El peor servicio que puede hacerse a la moralidad es querer deducirla de determinados ejemplos, porque cualquier ejemplo que se me presente en este sentido tiene que ser previamente juzgado, a su vez, según principios de la moralidad, para saber si es digno de servir de ejemplo originario, esto es, de modelo; así que el ejemplo no puede ser de ninguna manera el que nos proporcione el concepto de moralidad. El mismo santo de los Evangelios tiene que ser comparado, ante todo, con nuestro ideal de la perfección moral antes de que le reconozcamos como tal… Mas ¿de dónde tomamos entonces el concepto de Dios como bien supremo? Exclusivamente de la idea que la razón a priori bosqueja de la perfección moral y vincula inseparablemente al concepto de una voluntad libre.
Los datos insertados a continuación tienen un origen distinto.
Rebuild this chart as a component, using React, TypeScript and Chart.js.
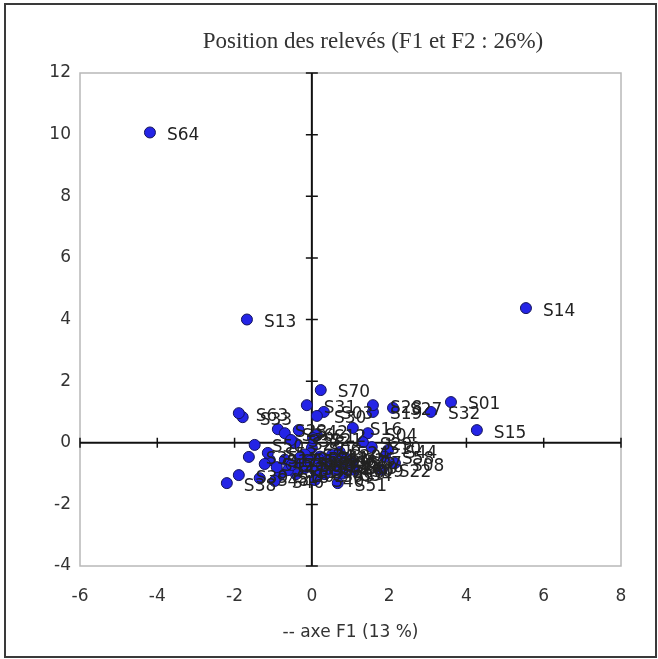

La imitación no tiene lugar alguno en el terreno de la Moral, y los ejemplos sólo sirven como estímulos, al poner fuera de duda la posibilidad de hacer lo que manda la ley, presentándonos intuitivamente lo que la regla práctica expresa de una manera universal, pero no autorizando nunca a que se deje a un lado su verdadero original, que reside en la razón, para limitarse a regir la conducta por medio de ejemplos.


Así pues, si no hay ningún verdadero Principio Supremo de la Moralidad que no descanse en la razón pura independientemente de toda experiencia, creo que ni siquiera es necesario preguntar si será bueno establecer a priori esos conceptos con todos los principios pertenecientes a ellos y exponerlos en general (in abstracto), en cuanto que su conocimiento debe distinguirse del conocimiento común y llamarse filosófico. Pero en esta época nuestra podría, acaso, ser necesario hacerlo, pues si reuniéramos votos sobre si debe preferirse un conocimiento racional puro separado de todo lo empírico, es decir, una metafísica de las costumbres, o una filosofía práctica popular, pronto se adivina de qué lado se inclinaría el peso de la balanza.